Every soul that ambles into the club pays a door charge. The cost is to ensure that the crowd is only made up of the people who really want to be there. “It’s not an incidental crowd. It’s a very deliberate, committed crowd,” Foley says. “It’s a listening crowd. That’s why performers like it too.”

The Caravan’s reputation is now so big that the tour circuit once exclusive to inner city venues has grown to include it. While Foley once had to seek out artists, agents representing acts like The Sonics now come to him.

Miller says: “The word has got out that this is a venue worth playing. Cold Chisel’s Don Walker is now a regular and Paul Kelly has rocked up to a gig before.

The Caravan has developed a reputation for the respect that the acts are given. Musicians are given food and wine and a place to get ready.

When Louisiana’s Lil’ Band o’ Gold performed recently, they took over the kitchen and cooked everyone Southern-style gumbo.

“They feel at home and we always look after the musicians that come here,” says Miller.

But that reputation has spread to the crowds as well. “People from the northern side are coming here too because they’ve heard about this club. They know that they’re going to get a very special show when they come here and it’s worth the journey.”

On the night, early in November when the Whitetop Mountaineers on tour from Virginia play, the atmosphere is buzzing as punters trickle through the door, and take a handful of mixed lollies as they find their seats. The crowd is mixed: there are hipsters just out of their teens drinking Coopers and Bohemian baby boomers sipping on rum.

For a moment, it’s as though Greenwich Village has taken over Oakleigh. Foley wanders about finding extra chairs and stools for guests as Eilen Jewell’s Southern drawl warbles out of the speakers. 

At the beer garden out the back, Robyn Steele, who has travelled from Seymour, is having fish and chips with friends and family in the twilight. She caught the Mountaineers at the Apollo Bay Music Festival and made the 100-kilometre drive to the Caravan to see them again.

“I love the atmosphere,” Steele says. “I’ve had people say to me, ‘Oakleigh?
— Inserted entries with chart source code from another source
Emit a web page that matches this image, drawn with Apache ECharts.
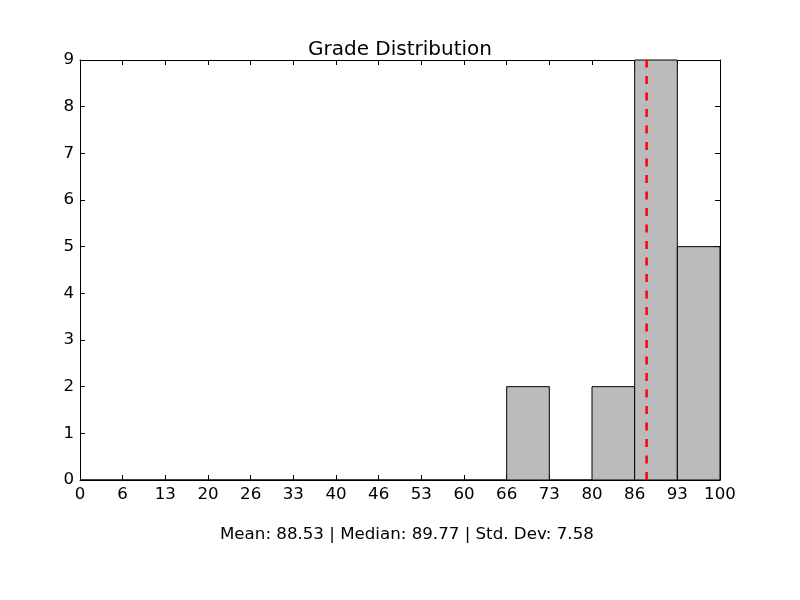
<!DOCTYPE html>
<html>
<head>
<meta charset="utf-8">
<script src="https://cdn.jsdelivr.net/npm/echarts@6/dist/echarts.min.js"></script>
<style>html,body{margin:0;padding:0;background:#fff;}#chart{width:800px;height:600px;}</style>
</head>
<body>
<div id="chart"></div>
<script>
// Data
const binEdges = [0, 6.6667, 13.3333, 20, 26.6667, 33.3333, 40, 46.6667, 53.3333, 60, 66.6667, 73.3333, 80, 86.6667, 93.3333, 100];
const counts = [0, 0, 0, 0, 0, 0, 0, 0, 0, 0, 2, 0, 2, 9, 5];
const xTickLabels = ["0","6","13","20","26","33","40","46","53","60","66","73","80","86","93","100"];
const yTickLabels = ["0","1","2","3","4","5","6","7","8","9"];
const meanValue = 88.53;
const titleText = "Grade Distribution";
const statsText = "Mean: 88.53 | Median: 89.77 | Std. Dev: 7.58";

const FONT = "DejaVu Sans";
const barData = counts.map((c, i) => [binEdges[i], binEdges[i + 1], c]);

const chart = echarts.init(document.getElementById('chart'), null, {renderer: 'canvas'});
const xInterval = 100 / 15;
function axisCommon() {
  return {
    axisLine: {show: true, onZero: false, lineStyle: {color: '#000', width: 1}},
    axisTick: {show: true, inside: true, length: 5, lineStyle: {color: '#000', width: 1}},
    splitLine: {show: false}
  };
}
chart.setOption({
  animation: false,
  backgroundColor: '#fff',
  title: {
    text: titleText, left: 'center', top: 35,
    textStyle: {fontFamily: FONT, fontSize: 20, fontWeight: 'normal', color: '#000'}
  },
  graphic: [{
    type: 'text', left: 220, top: 526,
    style: {text: statsText, font: '16.67px "DejaVu Sans"', fill: '#000'}
  }],
  grid: {left: 80, right: 80, top: 60, bottom: 120, containLabel: false},
  xAxis: [
    Object.assign({
      type: 'value', min: 0, max: 100, interval: xInterval, position: 'bottom',
      axisLabel: {
        fontFamily: FONT, fontSize: 16.67, color: '#000', margin: 6,
        formatter: v => xTickLabels[Math.round(v / xInterval)]
      }
    }, axisCommon()),
    Object.assign({
      type: 'value', min: 0, max: 100, interval: xInterval, position: 'top',
      axisLabel: {show: false}
    }, axisCommon())
  ],
  yAxis: [
    Object.assign({
      type: 'value', min: 0, max: 9, interval: 1, position: 'left',
      axisLabel: {
        fontFamily: FONT, fontSize: 16.67, color: '#000', margin: 6,
        formatter: v => yTickLabels[Math.round(v)]
      }
    }, axisCommon()),
    Object.assign({
      type: 'value', min: 0, max: 9, interval: 1, position: 'right',
      axisLabel: {show: false}
    }, axisCommon())
  ],
  series: [
    {
      type: 'custom',
      xAxisIndex: 0, yAxisIndex: 0,
      data: barData,
      encode: {x: [0, 1], y: 2},
      renderItem: function (params, api) {
        const p0 = api.coord([api.value(0), 0]);
        const p1 = api.coord([api.value(1), api.value(2)]);
        return {
          type: 'rect',
          shape: {x: p0[0], y: p1[1], width: p1[0] - p0[0], height: p0[1] - p1[1]},
          style: {fill: '#bbbbbb', stroke: '#000', lineWidth: 1}
        };
      },
      z: 2
    },
    {
      type: 'line',
      xAxisIndex: 0, yAxisIndex: 0,
      data: [[meanValue, 0], [meanValue, 9]],
      symbol: 'none',
      lineStyle: {color: '#ff0000', width: 2.5, type: [8, 8.5]},
      z: 5
    }
  ]
});
</script>
</body>
</html>
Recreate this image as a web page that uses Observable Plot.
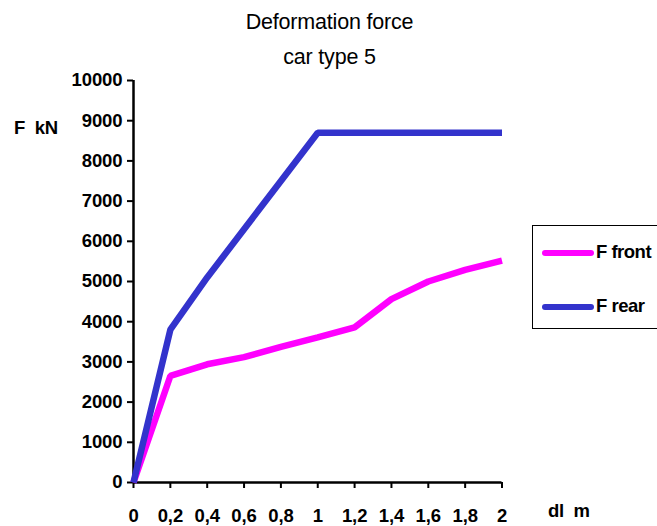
<!DOCTYPE html>
<html>
<head>
<meta charset="utf-8">
<script src="https://cdn.jsdelivr.net/npm/d3@7"></script>
<script src="https://cdn.jsdelivr.net/npm/@observablehq/plot@0.6"></script>
<style>
  html, body { margin: 0; padding: 0; background: #fff; }
  #wrap { position: relative; width: 657px; height: 526px; overflow: hidden; font-family: "Liberation Sans", Arial, sans-serif; }
  #title { position: absolute; left: 0; width: 659px; top: 5px; text-align: center; font-size: 21.5px; line-height: 35px; color: #000; letter-spacing: -0.2px; }
  .lab { position: absolute; font-weight: bold; font-size: 18.5px; letter-spacing: -0.3px; color: #000; white-space: pre; }
  #legend { position: absolute; left: 532px; top: 225px; width: 140px; height: 104px; border: 1.5px solid #000; box-sizing: border-box; background: #fff; }
  .sw { position: absolute; left: 9px; width: 52px; height: 6px; border-radius: 3px; }
  .lt { position: absolute; left: 63px; font-weight: bold; font-size: 18.5px; letter-spacing: -0.5px; line-height: 20px; }
</style>
</head>
<body>
<div id="wrap">
  <div id="title">Deformation force<br>car type 5</div>
  <div class="lab" style="left:14px; top:117px;">F  kN</div>
  <div class="lab" style="left:548px; top:500px;">dl  m</div>
</div>
<script>
const dl = [0, 0.2, 0.4, 0.6, 0.8, 1.0, 1.2, 1.4, 1.6, 1.8, 2.0];
const fFront = [0, 2650, 2940, 3120, 3375, 3610, 3860, 4560, 5000, 5290, 5520];
const fRear = [0, 3800, 5100, 6300, 7500, 8700, 8700, 8700, 8700, 8700, 8700];
const seriesNames = ["F front", "F rear"];
const seriesColors = ["#ff00ff", "#3333cc"];
const xTicks = [0, 0.2, 0.4, 0.6, 0.8, 1, 1.2, 1.4, 1.6, 1.8, 2];
const yTicks = [0, 1000, 2000, 3000, 4000, 5000, 6000, 7000, 8000, 9000, 10000];

const front = dl.map((x, i) => ({x, y: fFront[i]}));
const rear = dl.map((x, i) => ({x, y: fRear[i]}));

const fmt = d => String(d).replace(".", ",");

const chart = Plot.plot({
  width: 657,
  height: 526,
  marginLeft: 133,
  marginRight: 155.5,
  marginTop: 80,
  marginBottom: 44,
  style: {fontFamily: "'Liberation Sans', Arial, sans-serif", fontSize: "18.5px", fontWeight: "bold", color: "#000", background: "transparent", letterSpacing: "-0.1px"},
  x: {domain: [0, 2]},
  y: {domain: [0, 10000]},
  marks: [
    Plot.axisY(yTicks, {tickSize: 6, tickPadding: 5, tickFormat: d => String(d), label: null, strokeWidth: 2}),
    Plot.axisX(xTicks, {tickSize: 6, tickPadding: 20, tickFormat: fmt, label: null, strokeWidth: 2}),
    Plot.ruleX([0], {stroke: "#000", strokeWidth: 2.5}),
    Plot.ruleY([0], {stroke: "#000", strokeWidth: 2.5}),
    Plot.line(front, {x: "x", y: "y", stroke: seriesColors[0], strokeWidth: 6.5, strokeLinejoin: "miter", strokeLinecap: "butt"}),
    Plot.line(rear, {x: "x", y: "y", stroke: seriesColors[1], strokeWidth: 6.5, strokeLinejoin: "miter", strokeLinecap: "butt"})
  ]
});
chart.style.position = "absolute";
chart.style.left = "0px";
chart.style.top = "0px";
const wrap = document.getElementById("wrap");
wrap.insertBefore(chart, wrap.firstChild);

const leg = document.createElement("div");
leg.id = "legend";
seriesNames.forEach((name, i) => {
  const top = i === 0 ? 24 : 78;
  const sw = document.createElement("div");
  sw.className = "sw";
  sw.style.top = top + "px";
  sw.style.background = seriesColors[i];
  leg.appendChild(sw);
  const t = document.createElement("div");
  t.className = "lt";
  t.style.top = (top - 8) + "px";
  t.textContent = name;
  leg.appendChild(t);
});
wrap.appendChild(leg);
</script>
</body>
</html>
You’re going to Oakleigh?’ “For me, it’s quite a long way to come. If I lived close, I would come here every few weeks. I love coming here.”

Yarraville’s Jackie Lazzaro brought her family to the gig and said it was the family atmosphere she enjoyed the most. “It’s nice to know we can enjoy this music together,” she says.

About 10pm, the band everyone has come to see wanders on stage. Martha Spencer and Jackson Cunningham open their set with an “old time” tune from the mountaintops of Virginia. Spencer’s hand blurs across the banjo while Cunningham accompanies her on the guitar. 

The couple change instruments with regularity and Spencer looks as comfortable with a fiddle or a guitar as she does with the banjo. The songs they sing are passed down by their families through the generations and deal with cheating and drinking and dying — the usual country themes. 

The appreciation from the crowd is palpable. Every eye is drawn to the stage and there’s thunderous applause after every song. When the band finishes at 11pm, they get a standing ovation.

“Another thing which people really like, which seems uncool, is the fact that we run earlier and finish earlier so people can get home on the train,” Foley says.

“This whole thing about bands going on at 10.45pm is a crock because no one can get home. People in their 20s, it allows them to go out and if they’ve got young kids, they can get a babysitter. If they come home at 2am or 3am, they can’t get a babysitter.”

One thing now seems certain: the Caravan Club’s nomadic days are over and the oasis in this cultural desert has set down roots. Foley recently committed to another three years at the venue on Drummond Street. “It’s certainly very valuable in this community, much loved in this community. That’s beyond doubt.

“Every week I get people saying how much it seems like it’s changed their lives.”